[Task to complete]
Restate, exactly and without pictures, the lines from the start of the listing below through the line holding "plt.rcParams['font.family'] = ['Open".

--- Start of Data segment ---

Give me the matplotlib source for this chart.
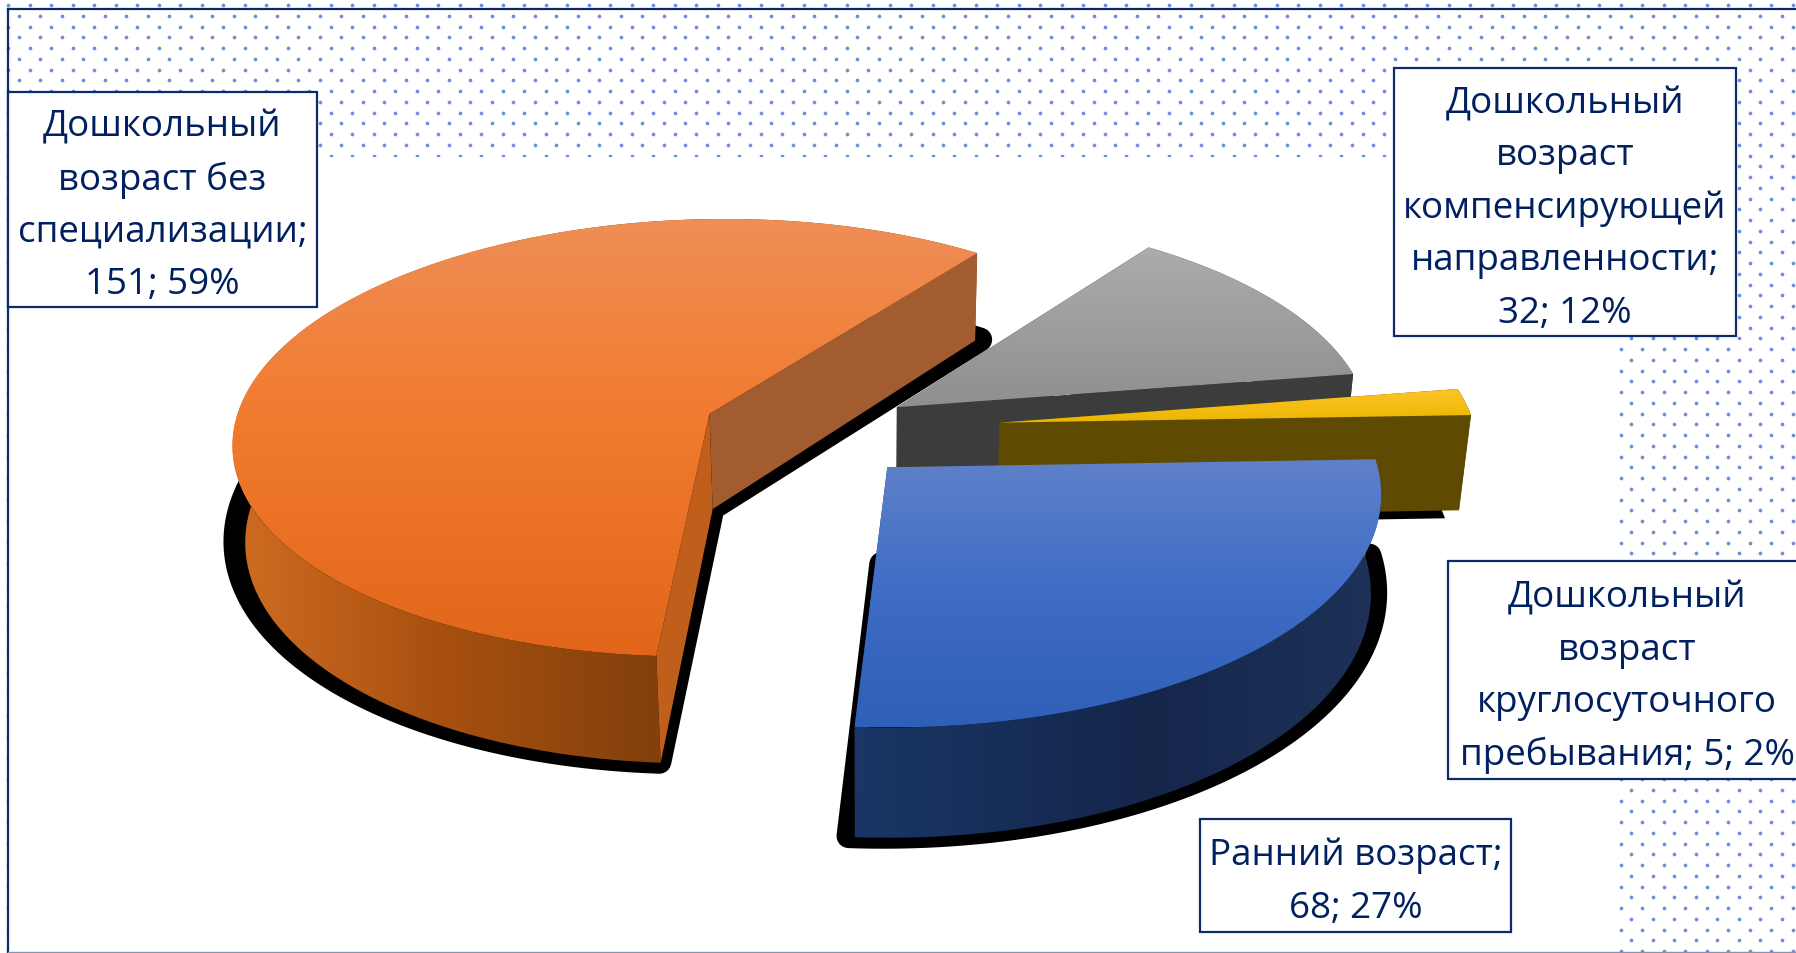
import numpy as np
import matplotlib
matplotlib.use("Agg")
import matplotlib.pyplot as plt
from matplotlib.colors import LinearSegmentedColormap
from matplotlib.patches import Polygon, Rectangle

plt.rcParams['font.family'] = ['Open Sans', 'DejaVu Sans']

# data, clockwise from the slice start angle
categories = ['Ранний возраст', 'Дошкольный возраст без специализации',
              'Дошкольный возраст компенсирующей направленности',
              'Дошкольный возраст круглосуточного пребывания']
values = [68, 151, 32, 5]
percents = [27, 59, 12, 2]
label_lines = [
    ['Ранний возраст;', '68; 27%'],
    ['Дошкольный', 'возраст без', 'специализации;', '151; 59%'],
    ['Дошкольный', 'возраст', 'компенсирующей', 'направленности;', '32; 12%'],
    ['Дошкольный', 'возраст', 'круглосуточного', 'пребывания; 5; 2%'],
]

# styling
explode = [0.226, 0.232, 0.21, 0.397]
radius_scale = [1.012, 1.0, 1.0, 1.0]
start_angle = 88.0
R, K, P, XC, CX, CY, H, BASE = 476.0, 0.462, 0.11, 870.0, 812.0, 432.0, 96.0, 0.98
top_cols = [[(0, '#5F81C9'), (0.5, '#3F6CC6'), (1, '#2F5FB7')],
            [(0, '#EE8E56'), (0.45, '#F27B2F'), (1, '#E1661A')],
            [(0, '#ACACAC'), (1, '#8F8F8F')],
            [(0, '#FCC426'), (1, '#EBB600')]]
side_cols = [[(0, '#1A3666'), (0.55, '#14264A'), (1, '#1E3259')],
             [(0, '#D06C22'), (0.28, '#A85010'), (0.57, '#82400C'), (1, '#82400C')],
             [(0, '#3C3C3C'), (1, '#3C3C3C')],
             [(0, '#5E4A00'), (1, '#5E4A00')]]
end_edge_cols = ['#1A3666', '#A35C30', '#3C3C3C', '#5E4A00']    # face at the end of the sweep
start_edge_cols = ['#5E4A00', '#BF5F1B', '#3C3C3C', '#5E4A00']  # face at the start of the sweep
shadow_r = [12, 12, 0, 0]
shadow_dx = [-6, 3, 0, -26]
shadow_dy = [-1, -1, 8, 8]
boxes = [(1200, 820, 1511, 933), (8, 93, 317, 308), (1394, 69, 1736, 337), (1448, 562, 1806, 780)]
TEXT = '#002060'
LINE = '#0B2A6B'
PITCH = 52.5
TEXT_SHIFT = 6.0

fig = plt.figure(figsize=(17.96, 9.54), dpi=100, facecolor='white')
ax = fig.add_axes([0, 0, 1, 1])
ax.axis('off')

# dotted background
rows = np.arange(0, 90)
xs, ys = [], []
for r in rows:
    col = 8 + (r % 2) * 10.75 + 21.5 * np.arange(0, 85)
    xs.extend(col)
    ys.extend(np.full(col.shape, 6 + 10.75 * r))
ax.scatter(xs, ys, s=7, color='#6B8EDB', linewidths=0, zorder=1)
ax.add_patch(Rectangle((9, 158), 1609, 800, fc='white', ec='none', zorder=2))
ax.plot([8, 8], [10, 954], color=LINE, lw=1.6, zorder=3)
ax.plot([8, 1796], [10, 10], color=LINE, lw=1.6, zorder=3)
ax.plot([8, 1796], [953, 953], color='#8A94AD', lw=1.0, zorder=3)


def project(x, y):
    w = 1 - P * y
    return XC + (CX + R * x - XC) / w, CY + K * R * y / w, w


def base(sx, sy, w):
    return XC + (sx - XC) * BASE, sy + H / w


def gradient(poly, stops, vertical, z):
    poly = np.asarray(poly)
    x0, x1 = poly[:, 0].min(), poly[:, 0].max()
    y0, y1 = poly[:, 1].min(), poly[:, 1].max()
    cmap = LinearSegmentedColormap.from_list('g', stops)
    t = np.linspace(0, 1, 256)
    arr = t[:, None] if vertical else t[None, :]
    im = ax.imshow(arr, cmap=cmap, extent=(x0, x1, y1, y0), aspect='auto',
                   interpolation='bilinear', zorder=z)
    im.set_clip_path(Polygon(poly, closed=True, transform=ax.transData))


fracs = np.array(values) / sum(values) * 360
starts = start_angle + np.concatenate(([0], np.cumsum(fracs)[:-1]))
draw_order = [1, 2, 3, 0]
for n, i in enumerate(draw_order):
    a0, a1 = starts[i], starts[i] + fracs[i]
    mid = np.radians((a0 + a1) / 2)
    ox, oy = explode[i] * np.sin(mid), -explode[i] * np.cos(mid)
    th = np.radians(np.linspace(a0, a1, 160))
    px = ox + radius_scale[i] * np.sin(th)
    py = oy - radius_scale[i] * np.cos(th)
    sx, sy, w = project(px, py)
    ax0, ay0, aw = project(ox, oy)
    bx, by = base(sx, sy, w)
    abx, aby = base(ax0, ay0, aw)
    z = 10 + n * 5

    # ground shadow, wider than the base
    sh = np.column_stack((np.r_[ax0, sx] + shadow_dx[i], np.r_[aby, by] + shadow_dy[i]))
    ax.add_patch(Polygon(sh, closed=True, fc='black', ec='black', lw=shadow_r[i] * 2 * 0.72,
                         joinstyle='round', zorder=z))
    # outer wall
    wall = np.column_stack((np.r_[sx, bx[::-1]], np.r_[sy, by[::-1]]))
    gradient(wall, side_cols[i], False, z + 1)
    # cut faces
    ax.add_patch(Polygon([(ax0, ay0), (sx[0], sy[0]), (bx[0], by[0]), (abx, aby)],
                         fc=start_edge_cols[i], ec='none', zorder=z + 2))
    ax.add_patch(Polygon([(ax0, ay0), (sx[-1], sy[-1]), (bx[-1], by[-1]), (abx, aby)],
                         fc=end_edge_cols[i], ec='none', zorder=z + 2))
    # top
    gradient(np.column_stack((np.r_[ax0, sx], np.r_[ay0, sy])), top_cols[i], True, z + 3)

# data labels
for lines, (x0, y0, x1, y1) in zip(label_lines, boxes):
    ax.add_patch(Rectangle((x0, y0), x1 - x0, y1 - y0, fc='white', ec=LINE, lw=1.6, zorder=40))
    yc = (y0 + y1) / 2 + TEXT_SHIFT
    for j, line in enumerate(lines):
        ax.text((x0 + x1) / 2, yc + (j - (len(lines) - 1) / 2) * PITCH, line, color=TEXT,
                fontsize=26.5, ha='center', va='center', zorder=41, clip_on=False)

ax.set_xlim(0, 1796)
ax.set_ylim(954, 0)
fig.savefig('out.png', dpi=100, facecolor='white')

--- End of Data segment ---

[Complete response]
Give me the matplotlib source for this chart.
import numpy as np
import matplotlib
matplotlib.use("Agg")
import matplotlib.pyplot as plt
from matplotlib.colors import LinearSegmentedColormap
from matplotlib.patches import Polygon, Rectangle

plt.rcParams['font.family'] = ['Open Sans', 'DejaVu Sans']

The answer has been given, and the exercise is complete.